Gibt es noch besondere Spiele oder Hardware, die Sie aktuell suchen?
Ja, ein Beispiel ist barrierefreies Gaming. Wir zeigen z. B. einen Mund-Controller für den NES aus den 80er Jahren – das war ein früher Versuch, Spiele für Menschen mit Einschränkungen zugänglich zu machen. Solche Exponate sind selten, aber sehr wertvoll. Natürlich interessieren uns auch klassische Hardware-Raritäten wie den Virtual Boy oder spezielle Cartridges.
Sind Retro-Games aus Ihrer Sicht „bessere“ Spiele, weil sie ohne Mikrotransaktionen, Online-Zwang oder ständige Updates auskommen?
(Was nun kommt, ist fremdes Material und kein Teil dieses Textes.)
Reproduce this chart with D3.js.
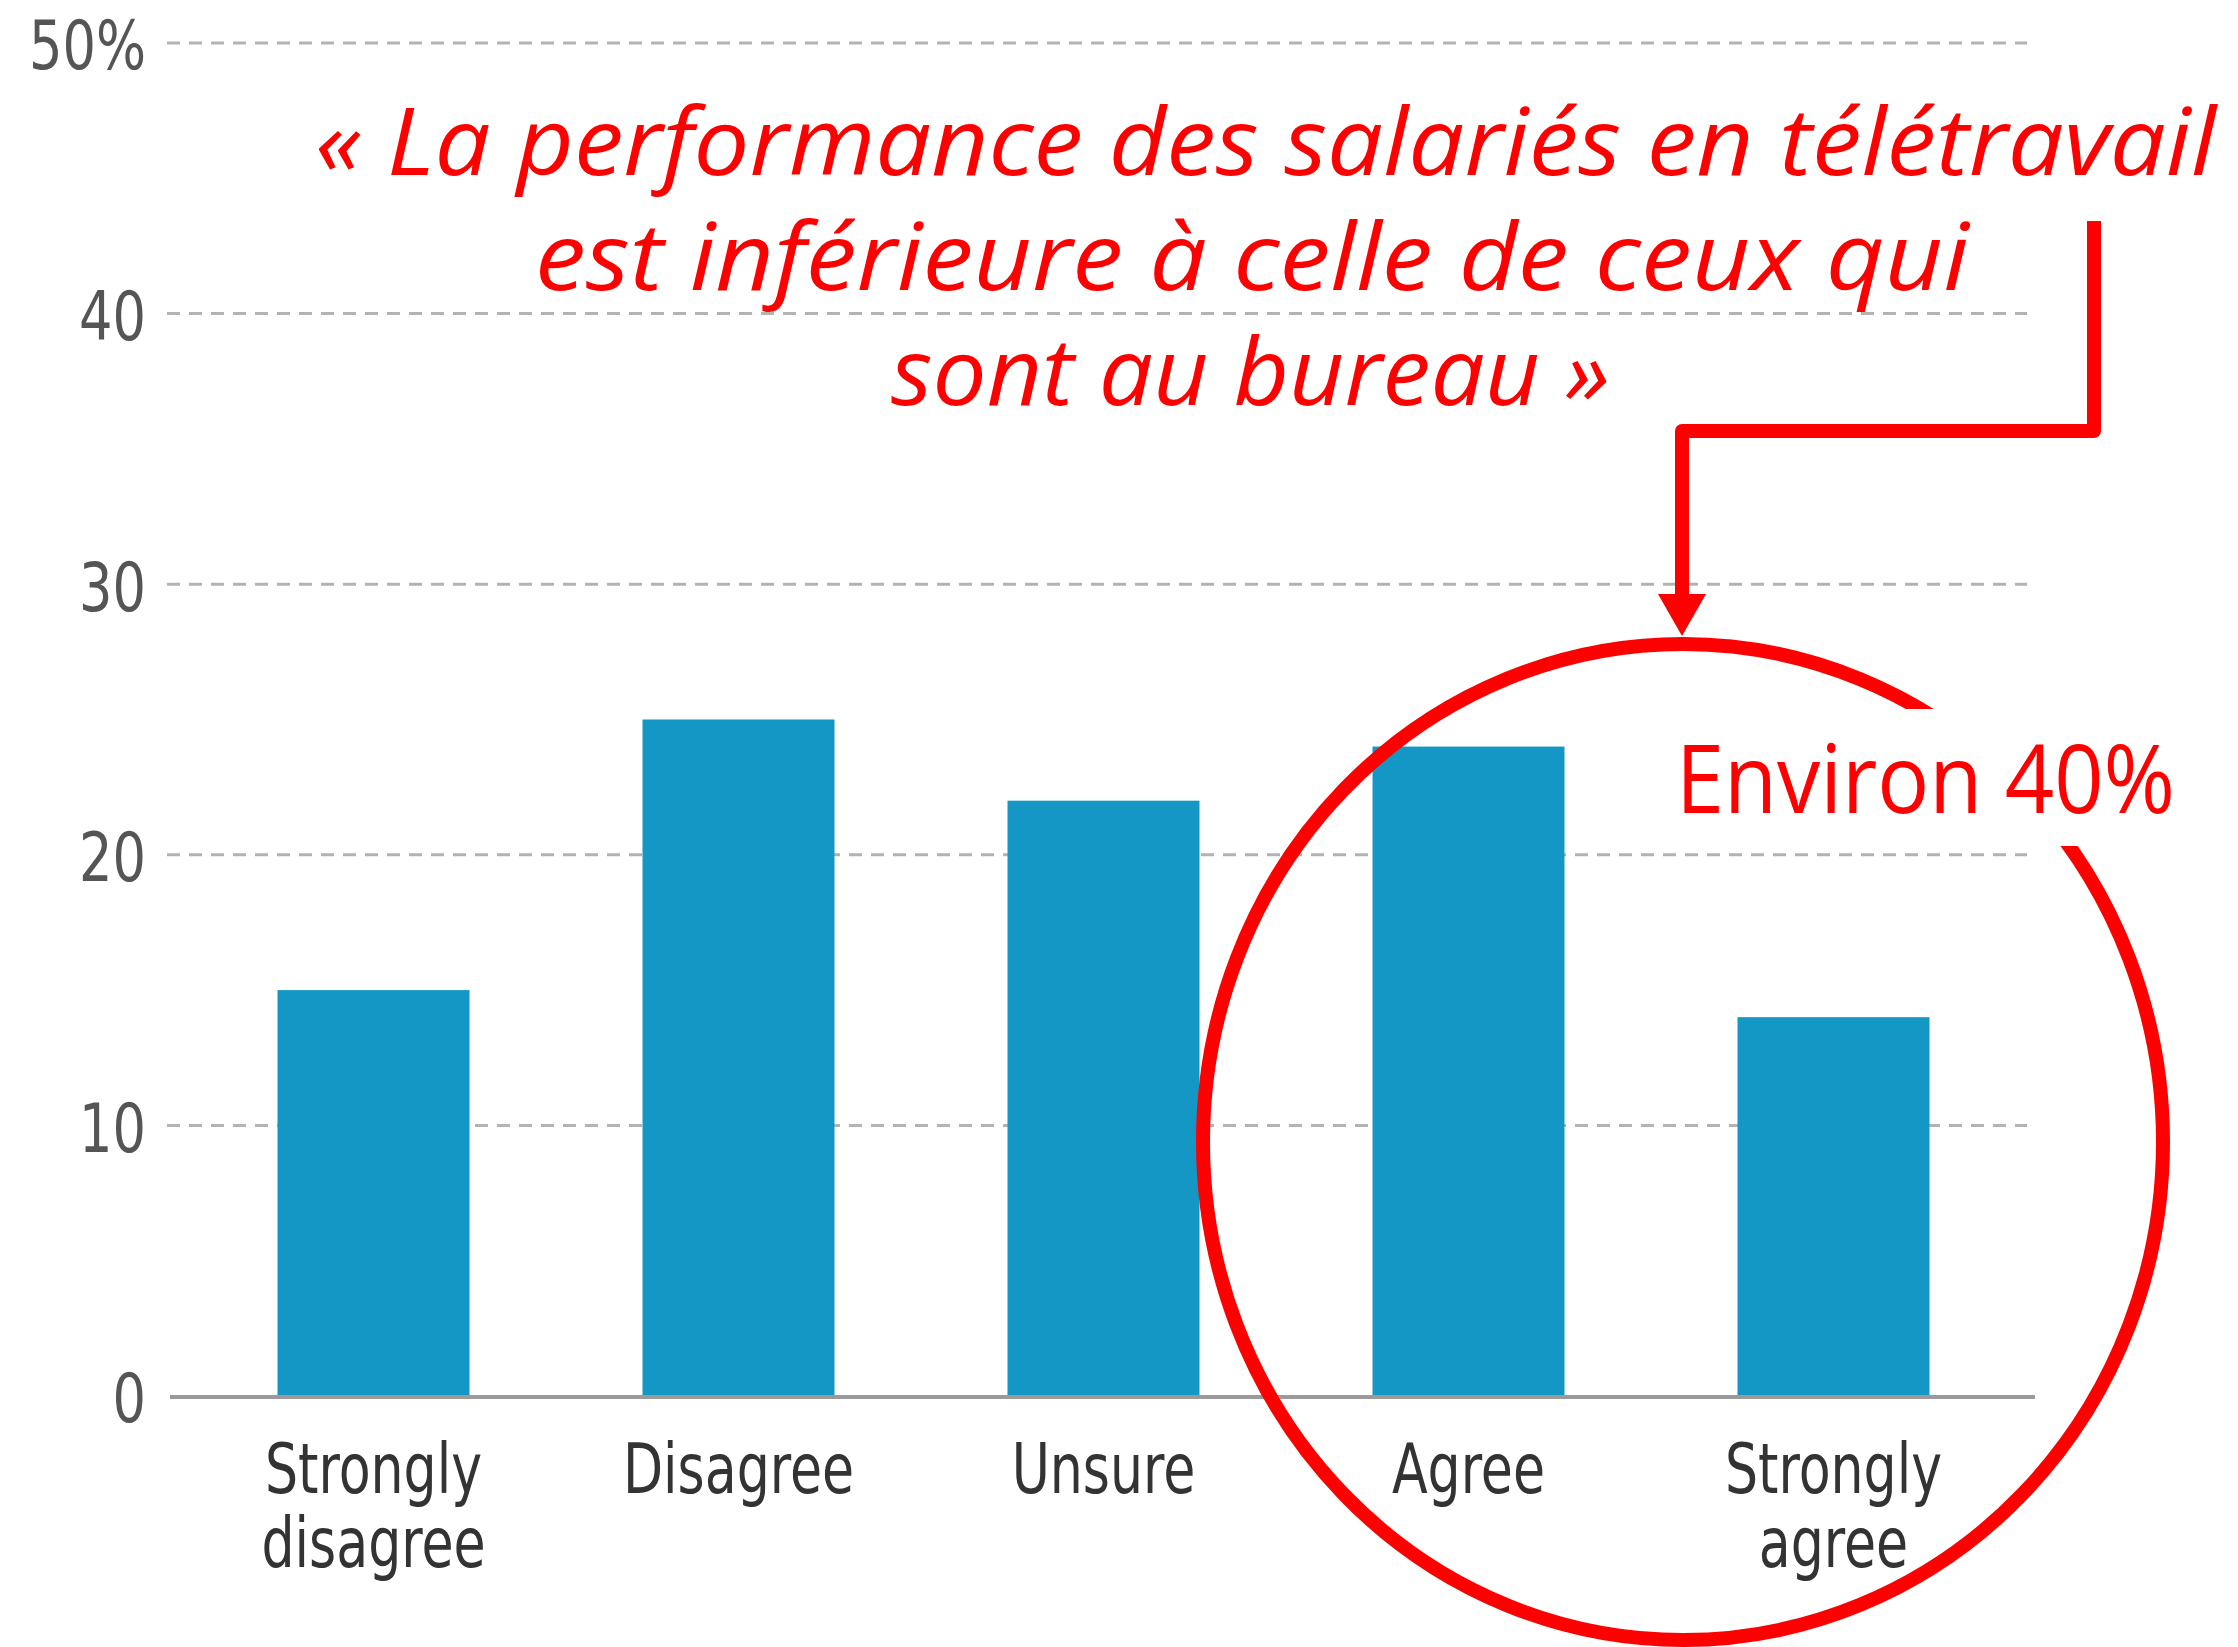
<!DOCTYPE html>
<html>
<head>
<meta charset="utf-8">
<script src="https://cdn.jsdelivr.net/npm/d3@7"></script>
<style>
  body { margin: 0; background: #fff; }
</style>
</head>
<body>
<div id="chart"></div>
<script>
// data
var categories = ["Strongly disagree", "Disagree", "Unsure", "Agree", "Strongly agree"];
var values = [15, 25, 22, 24, 14];
var yTicks = [0, 10, 20, 30, 40, 50];
var quoteLines = [
  "« La performance des salariés en télétravail",
  "est inférieure à celle de ceux qui",
  "sont au bureau »"
];
var calloutText = "Environ 40%";

var W = 2238, H = 1647;

var svg = d3.select("#chart")
  .append("svg")
    .attr("width", W)
    .attr("height", H)
    .style("display", "block");

// scales
var x = d3.scaleBand()
  .domain(categories)
  .range([191, 2016])
  .paddingInner(0.474)
  .paddingOuter(0.237);

var y = d3.scaleLinear()
  .domain([0, 50])
  .range([1396, 43]);

var tickFont = "'Liberation Sans Narrow', 'DejaVu Sans Condensed', 'Roboto', sans-serif";

// squeeze a text node horizontally, the original uses a condensed face
function condense(sel, k) {
  sel.each(function() {
    var len = this.getComputedTextLength();
    d3.select(this)
      .attr("textLength", len * k)
      .attr("lengthAdjust", "spacingAndGlyphs");
  });
}

// dashed gridlines
svg.append("g")
  .selectAll("line")
  .data(yTicks.filter(function(d) { return d > 0; }))
  .enter()
  .append("line")
    .attr("x1", 167)
    .attr("x2", 2027)
    .attr("y1", function(d) { return y(d); })
    .attr("y2", function(d) { return y(d); })
    .style("stroke", "#b3b3b3")
    .style("stroke-width", 3)
    .style("stroke-dasharray", "13 9");

// y axis labels
var yAxis = svg.append("g")
  .attr("transform", "translate(146,0)")
  .call(d3.axisLeft(y)
    .tickValues(yTicks)
    .tickSize(0)
    .tickPadding(0)
    .tickFormat(function(d) { return d === 50 ? d + "%" : d; }));
yAxis.select(".domain").remove();
yAxis.selectAll("text")
  .attr("dy", "0.38em")
  .style("font-family", tickFont)
  .style("font-size", "68px")
  .style("fill", "#555");
condense(yAxis.selectAll("text"), 0.86);

// bars
svg.append("g")
  .selectAll("rect")
  .data(values)
  .enter()
  .append("rect")
    .attr("x", function(d, i) { return x(categories[i]); })
    .attr("y", function(d) { return y(d); })
    .attr("width", x.bandwidth())
    .attr("height", function(d) { return y(0) - y(d); })
    .style("fill", "#1597c5");

// baseline
svg.append("line")
  .attr("x1", 170)
  .attr("x2", 2035)
  .attr("y1", y(0) + 1)
  .attr("y2", y(0) + 1)
  .style("stroke", "#9a9a9a")
  .style("stroke-width", 4);

// category labels, split on two lines for "Strongly ..."
var xLab = svg.append("g")
  .selectAll("text")
  .data(categories)
  .enter()
  .append("text")
    .attr("text-anchor", "middle")
    .style("font-family", tickFont)
    .style("font-size", "69px")
    .style("fill", "#333");

xLab.each(function(d) {
  var parts = d.indexOf("Strongly") === 0 ? ["Strongly", d.slice(9)] : [d];
  var cx = x(d) + x.bandwidth() / 2;
  d3.select(this).selectAll("tspan")
    .data(parts)
    .enter()
    .append("tspan")
      .attr("x", cx)
      .attr("y", function(p, j) { return 1493 + j * 74; })
      .text(function(p) { return p; });
});
condense(xLab.selectAll("tspan"), 0.84);

// red ellipse around the agree side
var red = "#ff0000";
svg.append("ellipse")
  .attr("cx", 1683)
  .attr("cy", 1142)
  .attr("rx", 480)
  .attr("ry", 498)
  .style("fill", "none")
  .style("stroke", red)
  .style("stroke-width", 14);

// white box behind the callout
svg.append("rect")
  .attr("x", 1600)
  .attr("y", 709)
  .attr("width", 600)
  .attr("height", 137)
  .style("fill", "#fff");

svg.append("text")
  .attr("x", 1676)
  .attr("y", 813)
  .attr("textLength", 499)
  .attr("lengthAdjust", "spacingAndGlyphs")
  .style("font-family", "'Open Sans', 'Noto Sans', sans-serif")
  .style("font-size", "96px")
  .style("fill", red)
  .text(calloutText);

// quote
var quoteX = [[315, 2216], [535, 1969], [891, 1610]];
svg.append("g")
  .selectAll("text")
  .data(quoteLines)
  .enter()
  .append("text")
    .attr("x", function(d, i) { return quoteX[i][0]; })
    .attr("y", function(d, i) { return 175 + i * 115; })
    .attr("textLength", function(d, i) { return quoteX[i][1] - quoteX[i][0]; })
    .attr("lengthAdjust", "spacingAndGlyphs")
    .style("font-family", "'Open Sans', 'Noto Sans', sans-serif")
    .style("font-style", "italic")
    .style("font-size", "94px")
    .style("fill", red)
    .text(function(d) { return d; });

// elbow arrow from the quote down to the ellipse
svg.append("path")
  .attr("d", "M2094,221 L2094,431 L1682,431 L1682,600")
  .style("fill", "none")
  .style("stroke", red)
  .style("stroke-width", 14)
  .style("stroke-linejoin", "round");

svg.append("path")
  .attr("d", "M1658,594 L1706,594 L1682,636 Z")
  .style("fill", red);
</script>
</body>
</html>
Das ist Geschmackssache. Viele Retro-Games bieten Komfort und Nostalgie, aber auch moderne Plattformen wie GOG ermöglichen Offline-Spiel ohne Online-Zwang. Indie-Spiele bedienen oft Nischen und sind nicht auf Triple-A-Maßstäbe angewiesen. Persönlich spiele ich alte Spiele gern wieder – ähnlich wie bei alten Serien auf Netflix. Es geht um die Erfahrung, die Erinnerung und den entspannten Spielgenuss. Natürlich haben moderne Spiele Vorteile wie Autosave und verbesserte Steuerung, aber der nostalgische Reiz bleibt.